Task to complete | From the first line of the data down to and including the line with "29.9, 30.3, 31.2, 32.4, 33.6, 34.3, 34.8, 35.7, 36.2, 36.8]", copy everything exactly, leaving out pictures.

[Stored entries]
#####

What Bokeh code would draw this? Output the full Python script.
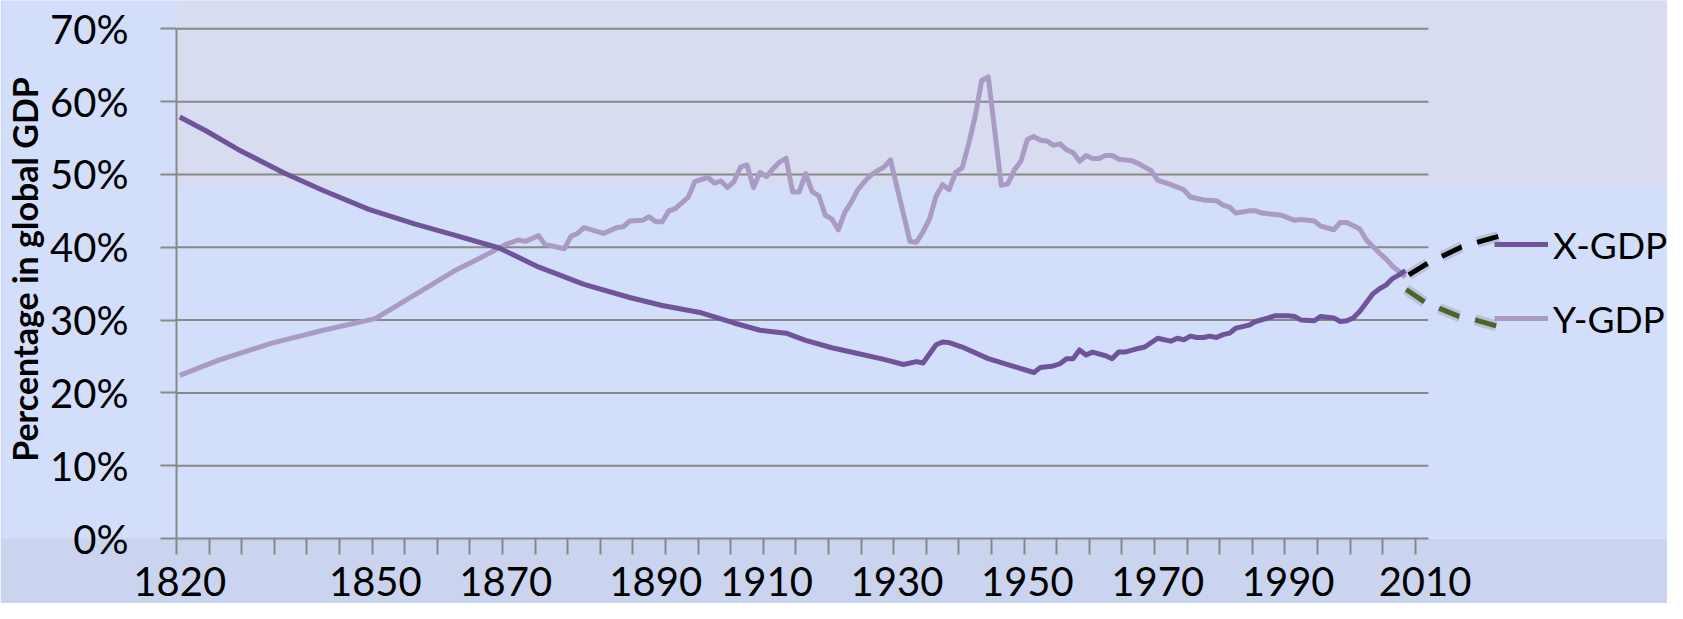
from bokeh.plotting import figure
from bokeh.models import Range1d, FixedTicker, PrintfTickFormatter, Legend, LegendItem
from bokeh.embed import file_html
from bokeh.resources import INLINE

# ---------------- data ----------------
x_years = [1820, 1824, 1829, 1836, 1842, 1849, 1856, 1862, 1869, 1875, 1882, 1889, 1894, 1900,
           1905, 1909, 1913, 1916, 1920, 1924, 1928, 1931, 1933, 1934, 1936, 1937, 1938, 1940,
           1944, 1948, 1951, 1952, 1954, 1955, 1956, 1957, 1958, 1959, 1960, 1962, 1963, 1964,
           1965, 1967, 1968, 1970, 1971, 1972, 1973, 1974, 1975, 1976, 1977, 1978, 1979, 1980,
           1981, 1982, 1984, 1985, 1987, 1988, 1990, 1991, 1992, 1994, 1995, 1996, 1997, 1998,
           1999, 2000, 2001, 2002, 2003, 2004, 2005, 2006, 2007, 2008]
x_gdp = [57.9, 56.0, 53.4, 50.2, 47.8, 45.2, 43.2, 41.7, 39.9, 37.3, 34.9, 33.1, 32.0, 31.0,
         29.6, 28.6, 28.2, 27.2, 26.2, 25.4, 24.6, 23.9, 24.3, 24.1, 26.6, 27.0, 26.9, 26.3,
         24.7, 23.6, 22.8, 23.5, 23.7, 24.0, 24.7, 24.7, 25.9, 25.2, 25.6, 25.1, 24.7, 25.6,
         25.6, 26.1, 26.3, 27.5, 27.3, 27.1, 27.5, 27.3, 27.8, 27.6, 27.6, 27.8, 27.6, 28.0,
         28.2, 28.9, 29.3, 29.8, 30.3, 30.6, 30.6, 30.5, 30.0, 29.9, 30.5, 30.4, 30.3, 29.8,
         29.9, 30.3, 31.2, 32.4, 33.6, 34.3, 34.8, 35.7, 36.2, 36.8]

y_years = [1820, 1826, 1834, 1842, 1850, 1862, 1866, 1870, 1872, 1873, 1875, 1876, 1879, 1880,
           1881, 1882, 1885, 1887, 1888, 1889, 1891, 1892, 1893, 1894, 1895, 1896, 1898, 1899,
           1901, 1902, 1903, 1904, 1905, 1906, 1907, 1908, 1909, 1910, 1911, 1912, 1913, 1914,
           1915, 1916, 1917, 1918, 1919, 1920, 1921, 1922, 1923, 1924, 1925, 1926, 1927, 1928,
           1929, 1932, 1933, 1934, 1935, 1936, 1937, 1938, 1939, 1940, 1941, 1942, 1943, 1944,
           1945, 1946, 1947, 1948, 1949, 1950, 1951, 1952, 1953, 1954, 1955, 1956, 1957, 1958,
           1959, 1960, 1961, 1962, 1963, 1964, 1966, 1967, 1968, 1969, 1970, 1971, 1972, 1974,
           1975, 1976, 1977, 1979, 1980, 1981, 1982, 1984, 1985, 1986, 1988, 1989, 1991, 1992,
           1994, 1995, 1997, 1998, 1999, 2001, 2002, 2004, 2005, 2006, 2007, 2008]
y_gdp = [22.4, 24.5, 26.8, 28.6, 30.2, 36.7, 38.5, 40.4, 41.0, 40.8, 41.6, 40.4, 39.8, 41.5,
         41.9, 42.7, 41.9, 42.7, 42.8, 43.6, 43.7, 44.2, 43.5, 43.5, 45.0, 45.3, 46.9, 49.0,
         49.6, 48.8, 49.1, 48.2, 49.0, 51.0, 51.3, 48.2, 50.3, 49.7, 50.8, 51.7, 52.2, 47.6,
         47.6, 50.1, 47.6, 47.1, 44.4, 43.9, 42.4, 44.8, 46.2, 47.9, 49.0, 49.9, 50.5, 51.0,
         52.0, 40.8, 40.7, 42.1, 43.9, 47.0, 48.6, 47.9, 50.3, 50.9, 54.2, 58.0, 62.9, 63.4,
         56.0, 48.5, 48.7, 50.6, 51.8, 54.8, 55.2, 54.7, 54.6, 54.0, 54.2, 53.4, 53.0, 51.8,
         52.6, 52.2, 52.2, 52.6, 52.6, 52.1, 51.9, 51.5, 51.0, 50.5, 49.2, 48.9, 48.6, 47.9,
         46.9, 46.7, 46.5, 46.4, 45.8, 45.5, 44.7, 45.0, 45.0, 44.7, 44.5, 44.4, 43.7, 43.8,
         43.6, 42.9, 42.4, 43.4, 43.4, 42.5, 41.0, 39.2, 38.4, 37.4, 36.7, 35.9]

# hand-drawn dashed projections towards the legend
proj_x_years = [2008.5, 2011.4, 2013.7, 2016.5, 2019.1, 2022.3]
proj_x_vals = [36.2, 37.8, 38.8, 40.0, 40.7, 41.5]
proj_y_years = [2008.1, 2010.9, 2013.2, 2016.2, 2018.8, 2021.9]
proj_y_vals = [34.2, 32.5, 31.6, 30.5, 30.0, 29.2]

tick_labels = ["1820", "1850", "1870", "1890", "1910", "1930", "1950", "1970", "1990", "2010"]
tick_label_pos = [1820, 1850, 1870, 1893, 1910, 1930, 1950, 1970, 1990, 2011]
y_ticks = [0, 10, 20, 30, 40, 50, 60, 70]
tick_marks = [1819.5 + 5 * k for k in range(39)]

# ---------------- figure ----------------
W, H = 1667, 603
FONT = "Lato"
GRID = "#888888"
LIGHT = "#d3defb"
TOPBAND = "#d8dcf1"
BOTTOMBAND = "#cad4ee"
LW = 5

p = figure(width=W, height=H, output_backend="svg", toolbar_location=None, title=None,
           x_range=Range1d(1819.5, 2048.18), y_range=Range1d(0, 73.89),
           min_border_left=176, min_border_right=0, min_border_top=0, min_border_bottom=65,
           background_fill_color=LIGHT, border_fill_color=LIGHT,
           outline_line_color=None)
p.xgrid.visible = False
p.ygrid.visible = False

# lavender top band of the slide background
p.quad(left=1819.5, right=2048.18, bottom=48.2, top=73.89, fill_color=TOPBAND,
       line_color=None, level="image")

# gridlines limited to the chart area
for g in y_ticks[1:]:
    p.segment(x0=1819.5, x1=2011.5, y0=g, y1=g, line_color=GRID, line_width=2)

# x axis: axis line, tick marks every 5 categories, category labels
xa = p.xaxis[0]
xa.ticker = FixedTicker(ticks=tick_label_pos, minor_ticks=tick_marks)
xa.major_label_overrides = {pos: lab for pos, lab in zip(tick_label_pos, tick_labels)}
xa.bounds = (1819.5, 2011.5)
xa.axis_line_color = GRID
xa.axis_line_width = 2
xa.major_tick_out = 0
xa.major_tick_in = 0
xa.major_tick_line_color = None
xa.minor_tick_out = 16
xa.minor_tick_in = 0
xa.minor_tick_line_color = GRID
xa.minor_tick_line_width = 2
xa.major_label_standoff = 12
xa.major_label_text_font = FONT
xa.major_label_text_font_size = "40px"
xa.major_label_text_color = "black"

# y axis
ya = p.yaxis[0]
ya.ticker = FixedTicker(ticks=y_ticks, minor_ticks=[])
ya.formatter = PrintfTickFormatter(format="%d%%")
ya.bounds = (0, 70)
ya.axis_line_color = GRID
ya.axis_line_width = 2
ya.major_tick_out = 16
ya.major_tick_in = 0
ya.major_tick_line_color = GRID
ya.major_tick_line_width = 2
ya.minor_tick_line_color = None
ya.major_label_standoff = 32
ya.major_label_text_font = FONT
ya.major_label_text_font_size = "40px"
ya.major_label_text_color = "black"
ya.axis_label = "Percentage in global GDP"
ya.axis_label_text_font = FONT
ya.axis_label_text_font_style = "bold"
ya.axis_label_text_font_size = "34px"
ya.axis_label_text_color = "black"
ya.axis_label_standoff = 2

# left strip light, bottom strip greyer (slide background)
try:
    ya.background_fill_color = LIGHT
    ya.background_fill_alpha = 1.0
    p.border_fill_color = BOTTOMBAND
except AttributeError:
    pass

# series
ry = p.line(y_years, y_gdp, line_color="#a99bc4", line_width=LW, line_join="round")
rx = p.line(x_years, x_gdp, line_color="#6f5499", line_width=LW, line_join="round")

# dashed projections with a soft shadow
for xs, ys, col in [(proj_x_years, proj_x_vals, "#000000"), (proj_y_years, proj_y_vals, "#4f6228")]:
    p.line(xs, ys, line_color="#444444", line_alpha=0.18, line_width=11, line_dash="22 16")
    p.line(xs, ys, line_color=col, line_width=LW, line_dash="22 16")

# legend
legend = Legend(items=[LegendItem(label="X-GDP", renderers=[rx]),
                       LegendItem(label="Y-GDP", renderers=[ry])],
                location=(1318, 183), orientation="vertical", padding=0, margin=0, spacing=0,
                glyph_width=54, glyph_height=74, label_height=74, label_standoff=5,
                label_text_font=FONT, label_text_font_size="37px", label_text_color="black",
                background_fill_alpha=0, border_line_alpha=0)
p.add_layout(legend)

open("out.html", "w").write(file_html(p, INLINE))
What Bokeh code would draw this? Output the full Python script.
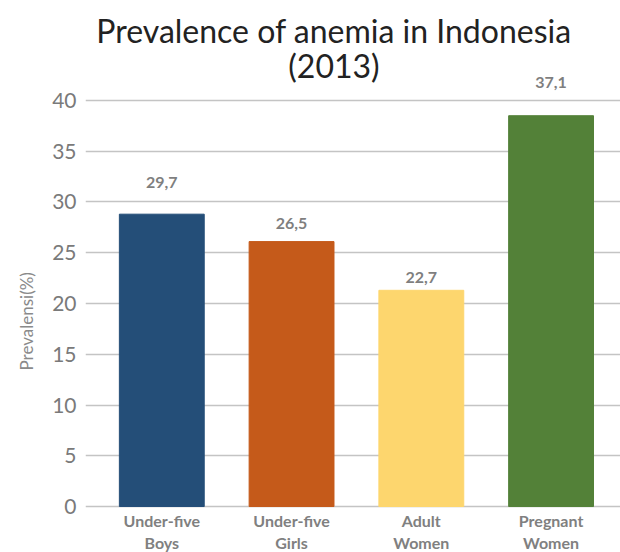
from bokeh.plotting import figure
from bokeh.models import Range1d, FixedTicker, ColumnDataSource, Label, Title
from bokeh.core.properties import value
from bokeh.embed import file_html
from bokeh.resources import INLINE

categories = ["Under-five\nBoys", "Under-five\nGirls", "Adult\nWomen", "Pregnant\nWomen"]
bar_values = [28.8, 26.1, 21.3, 38.5]
value_labels = ["29,7", "26,5", "22,7", "37,1"]
colors = ["#244e78", "#c55a1a", "#fdd66e", "#538138"]
y_ticks = [0, 5, 10, 15, 20, 25, 30, 35, 40]

FONT = "Lato"
positions = list(range(len(categories)))

src = ColumnDataSource(dict(
    x=positions, top=bar_values, color=colors, label=value_labels,
    yoff=[-32, -18, -13, -33], cat=categories, zero=[0] * len(positions),
))

p = figure(width=620, height=552, output_backend="svg", toolbar_location=None,
           x_range=Range1d(-0.588, 3.535), y_range=Range1d(-4.53, 49.85),
           min_border_left=85, min_border_right=0, min_border_top=0,
           min_border_bottom=0)
p.outline_line_color = None
p.background_fill_color = "white"
p.xaxis.visible = False

p.vbar(x="x", top="top", width=0.654, bottom=0, color="color", source=src)
p.text(x="x", y="top", text="label", y_offset="yoff", source=src,
       text_align="center", text_baseline="middle",
       text_font=value(FONT), text_font_size="16px", text_font_style="bold",
       text_color="#7f7f7f")
# category labels under the bars
p.text(x="x", y="zero", text="cat", y_offset=4, source=src,
       text_align="center", text_baseline="top", text_line_height=1.2,
       text_font=value(FONT), text_font_size="16px", text_font_style="bold",
       text_color="#808080")

# grid
p.xgrid.grid_line_color = None
p.ygrid.ticker = FixedTicker(ticks=y_ticks)
p.ygrid.grid_line_color = "#c4c4c4"
p.ygrid.grid_line_width = 1.6

# y axis
p.yaxis.ticker = FixedTicker(ticks=y_ticks)
p.yaxis.axis_line_color = None
p.yaxis.major_tick_line_color = None
p.yaxis.minor_tick_line_color = None
p.yaxis.major_label_text_font = FONT
p.yaxis.major_label_text_font_size = "21px"
p.yaxis.major_label_text_color = "#7a7a7a"
p.yaxis.major_label_standoff = 3

# y axis title
p.add_layout(Title(text="Prevalensi(%)", align="left", offset=182, standoff=26,
                   text_font=FONT, text_font_size="17px",
                   text_font_style="normal", text_color="#8a8a8a"), "left")

# chart title (two lines)
for txt, yy in [("Prevalence of anemia in Indonesia", 46.9), ("(2013)", 43.45)]:
    p.add_layout(Label(x=1.327, y=yy, text=txt, text_align="center",
                       text_baseline="middle", text_font=FONT,
                       text_font_size="32px", text_color="#222222"))

open("out.html", "w").write(file_html(p, INLINE))
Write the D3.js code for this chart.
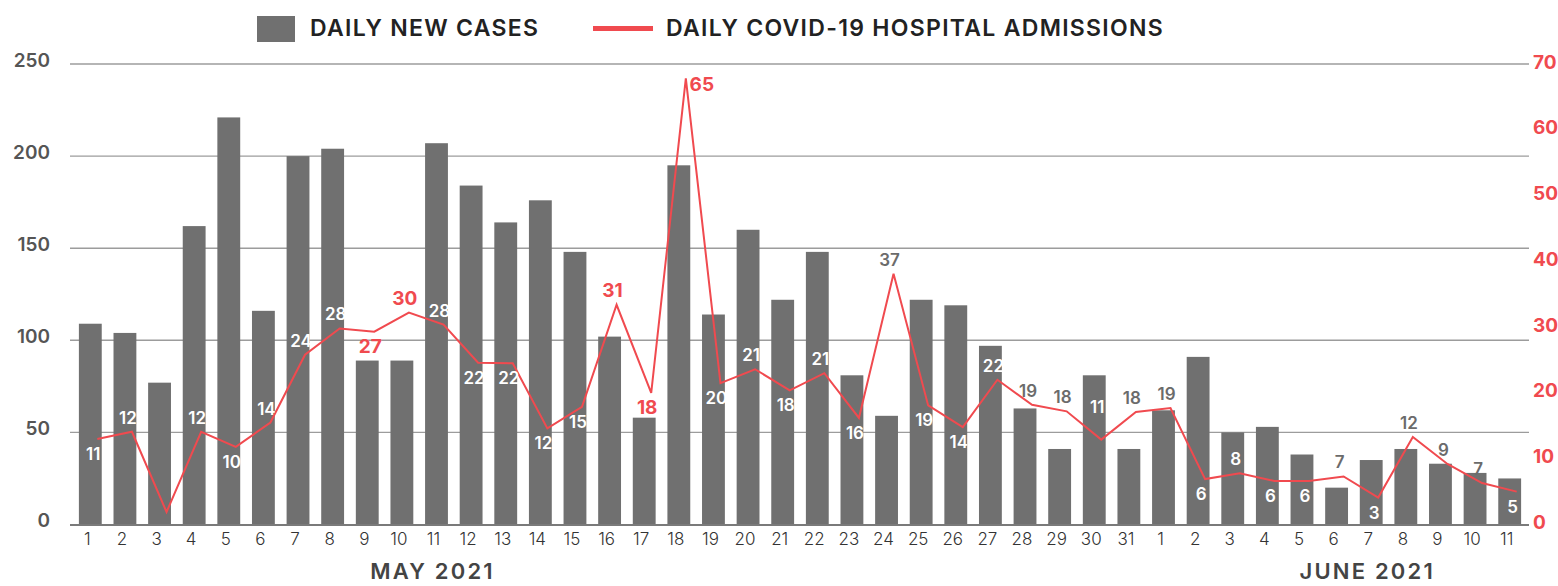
<!DOCTYPE html>
<html>
<head>
<meta charset="utf-8">
<script src="https://cdn.jsdelivr.net/npm/d3@7/dist/d3.min.js"></script>
<style>
  html, body { margin: 0; padding: 0; background: #fff; }
  svg { display: block; font-family: "Inter", "Open Sans", sans-serif; }
</style>
</head>
<body>
<svg id="chart" width="1558" height="586"></svg>
<script>
// ---------------- DATA ----------------
const dayLabels = ["1","2","3","4","5","6","7","8","9","10","11","12","13","14","15","16","17","18","19","20","21","22","23","24","25","26","27","28","29","30","31",
                   "1","2","3","4","5","6","7","8","9","10","11"];
const monthLabels = ["MAY 2021", "JUNE 2021"];
const newCases = [109,104,77,162,221,116,200,204,89,89,207,184,164,176,148,102,58,195,114,160,122,148,81,59,122,119,97,63,41,81,41,
                  62,91,50,53,38,20,35,41,33,28,25];
// hospital admissions as plotted by the line
const admissions = [13,14.1,1.9,14.1,11.8,15.5,25.8,29.8,29.3,32.2,30.4,24.6,24.5,14.6,17.9,33.4,20,67.8,21.5,23.6,20.4,23,16.2,38.1,18.1,14.8,22,18.2,17.2,12.9,17.1,
                    17.7,6.9,7.8,6.6,6.6,7.3,4.1,13.3,9.2,6.3,5.0];
// hospital admissions as printed on the chart
const admissionLabels = [11,12,null,12,10,14,24,28,27,30,28,22,22,12,15,31,18,65,20,21,18,21,16,37,19,14,22,19,18,11,18,
                         19,6,8,6,6,7,3,12,9,7,5];
const leftTicks = [0,50,100,150,200,250];
const rightTicks = [0,10,20,30,40,50,60,70];
const seriesNames = ["DAILY NEW CASES", "DAILY COVID-19 HOSPITAL ADMISSIONS"];

// ------------- ANNOTATION STYLE (placement/colour of value labels) -------------
const labelPlace = ["b","a","","a","b","a","a","a","b","a","a","b","b","b","b","a","b","r","b","a","b","a","b","a","b","b","a","a","a","A","a",
                    "a","b","a","b","b","a","b","a","a","a","b"];
const labelTone  = ["w","w","","w","w","w","w","w","r","r","w","w","w","w","w","r","r","r","w","w","w","w","w","g","w","w","w","g","g","w","g",
                    "g","w","w","w","w","g","w","g","g","g","w"];
// month caption sits under this day index of each month
const monthAnchor = [10, 37];

// ---------------- CHART ----------------
const BAR = "#707070", RED = "#F04A4F", GRID = "#9c9c9c";
const svg = d3.select("#chart");
const idx = d3.range(newCases.length);

const x = d3.scaleBand().domain(idx).range([73, 1527]).paddingInner(0.34).paddingOuter(0.17);
const yL = d3.scaleLinear().domain([0, 250]).range([524.5, 64]);
const yR = d3.scaleLinear().domain([0, 70]).range([524.5, 64]);
const plotLeft = 70, plotRight = 1529;
const cx = i => x(i) + x.bandwidth() / 2;

// gridlines
svg.append("g").selectAll("line").data(leftTicks.filter(d => d > 0)).join("line")
  .attr("x1", plotLeft).attr("x2", plotRight)
  .attr("y1", d => yL(d)).attr("y2", d => yL(d))
  .attr("stroke", GRID).attr("stroke-width", 1.4);

// left axis labels
svg.append("g").selectAll("text").data(leftTicks).join("text")
  .attr("x", 50).attr("y", d => yL(d) - 4)
  .attr("text-anchor", "end").attr("dominant-baseline", "central")
  .attr("font-size", 19).attr("font-weight", 600).attr("fill", "#555")
  .text(d => d);

// right axis labels
svg.append("g").selectAll("text").data(rightTicks).join("text")
  .attr("x", 1533).attr("y", d => yR(d) - 2)
  .attr("text-anchor", "start").attr("dominant-baseline", "central")
  .attr("font-size", 19).attr("font-weight", 700).attr("fill", RED)
  .text(d => d);

// bars
svg.append("g").selectAll("rect").data(idx).join("rect")
  .attr("x", i => x(i)).attr("width", x.bandwidth())
  .attr("y", i => yL(newCases[i])).attr("height", i => yL(0) - yL(newCases[i]))
  .attr("fill", BAR);

// baseline
svg.append("line")
  .attr("x1", plotLeft).attr("x2", plotRight)
  .attr("y1", yL(0) + 0.5).attr("y2", yL(0) + 0.5)
  .attr("stroke", "#7a7a7a").attr("stroke-width", 2);

// x tick labels
svg.append("g").selectAll("text").data(idx).join("text")
  .attr("x", i => cx(i) - 3).attr("y", 545)
  .attr("text-anchor", "middle")
  .attr("font-size", 17).attr("font-weight", 300).attr("fill", "#333")
  .text(i => dayLabels[i]);

// month labels
svg.append("g").selectAll("text").data(monthLabels).join("text")
  .attr("x", (d, k) => cx(monthAnchor[k]) - 4)
  .attr("y", 579)
  .attr("text-anchor", "middle")
  .attr("font-size", 22).attr("font-weight", 600).attr("fill", "#444").attr("letter-spacing", 2.2)
  .text(d => d);

// line
const lineX = i => cx(i) + 7;
svg.append("path")
  .datum(idx)
  .attr("fill", "none").attr("stroke", RED).attr("stroke-width", 2).attr("stroke-linejoin", "miter")
  .attr("d", d3.line().x(lineX).y(i => yR(admissions[i])));

// value labels
const toneFill = { w: "#ffffff", g: "#6b6b6b", r: RED };
const labelled = idx.filter(i => admissionLabels[i] !== null);
svg.append("g").selectAll("text").data(labelled).join("text")
  .attr("x", i => labelPlace[i] === "r" ? lineX(i) + 16 : cx(i) + 3)
  .attr("y", i => {
    const p = yR(admissions[i]);
    const pl = labelPlace[i];
    if (pl === "a") return p - 14;
    if (pl === "A") return p - 33;
    if (pl === "r") return p + 6;
    return p + 15;
  })
  .attr("text-anchor", "middle").attr("dominant-baseline", "central")
  .attr("font-size", i => labelTone[i] === "r" ? 19 : 17)
  .attr("font-weight", i => labelTone[i] === "r" ? 700 : 600)
  .attr("fill", i => toneFill[labelTone[i]])
  .text(i => admissionLabels[i]);

// legend
const lg = svg.append("g");
lg.append("rect").attr("x", 257).attr("y", 16).attr("width", 38).attr("height", 26).attr("fill", BAR);
lg.append("text").attr("x", 310).attr("y", 36).attr("font-size", 23).attr("font-weight", 600).attr("fill", "#222")
  .attr("letter-spacing", 1.3).text(seriesNames[0]);
lg.append("line").attr("x1", 593).attr("x2", 653).attr("y1", 28.5).attr("y2", 28.5).attr("stroke", RED).attr("stroke-width", 5);
lg.append("text").attr("x", 666).attr("y", 36).attr("font-size", 23).attr("font-weight", 600).attr("fill", "#222")
  .attr("letter-spacing", 1.3).text(seriesNames[1]);
</script>
</body>
</html>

#####

Result |
What Bokeh code would draw this? Output the full Python script.
from bokeh.plotting import figure
from bokeh.models import Range1d, FixedTicker, PrintfTickFormatter, Legend, LegendItem
from bokeh.embed import file_html
from bokeh.resources import INLINE

# ---------------- data ----------------
x_years = [1820, 1824, 1829, 1836, 1842, 1849, 1856, 1862, 1869, 1875, 1882, 1889, 1894, 1900,
           1905, 1909, 1913, 1916, 1920, 1924, 1928, 1931, 1933, 1934, 1936, 1937, 1938, 1940,
           1944, 1948, 1951, 1952, 1954, 1955, 1956, 1957, 1958, 1959, 1960, 1962, 1963, 1964,
           1965, 1967, 1968, 1970, 1971, 1972, 1973, 1974, 1975, 1976, 1977, 1978, 1979, 1980,
           1981, 1982, 1984, 1985, 1987, 1988, 1990, 1991, 1992, 1994, 1995, 1996, 1997, 1998,
           1999, 2000, 2001, 2002, 2003, 2004, 2005, 2006, 2007, 2008]
x_gdp = [57.9, 56.0, 53.4, 50.2, 47.8, 45.2, 43.2, 41.7, 39.9, 37.3, 34.9, 33.1, 32.0, 31.0,
         29.6, 28.6, 28.2, 27.2, 26.2, 25.4, 24.6, 23.9, 24.3, 24.1, 26.6, 27.0, 26.9, 26.3,
         24.7, 23.6, 22.8, 23.5, 23.7, 24.0, 24.7, 24.7, 25.9, 25.2, 25.6, 25.1, 24.7, 25.6,
         25.6, 26.1, 26.3, 27.5, 27.3, 27.1, 27.5, 27.3, 27.8, 27.6, 27.6, 27.8, 27.6, 28.0,
         28.2, 28.9, 29.3, 29.8, 30.3, 30.6, 30.6, 30.5, 30.0, 29.9, 30.5, 30.4, 30.3, 29.8,
         29.9, 30.3, 31.2, 32.4, 33.6, 34.3, 34.8, 35.7, 36.2, 36.8]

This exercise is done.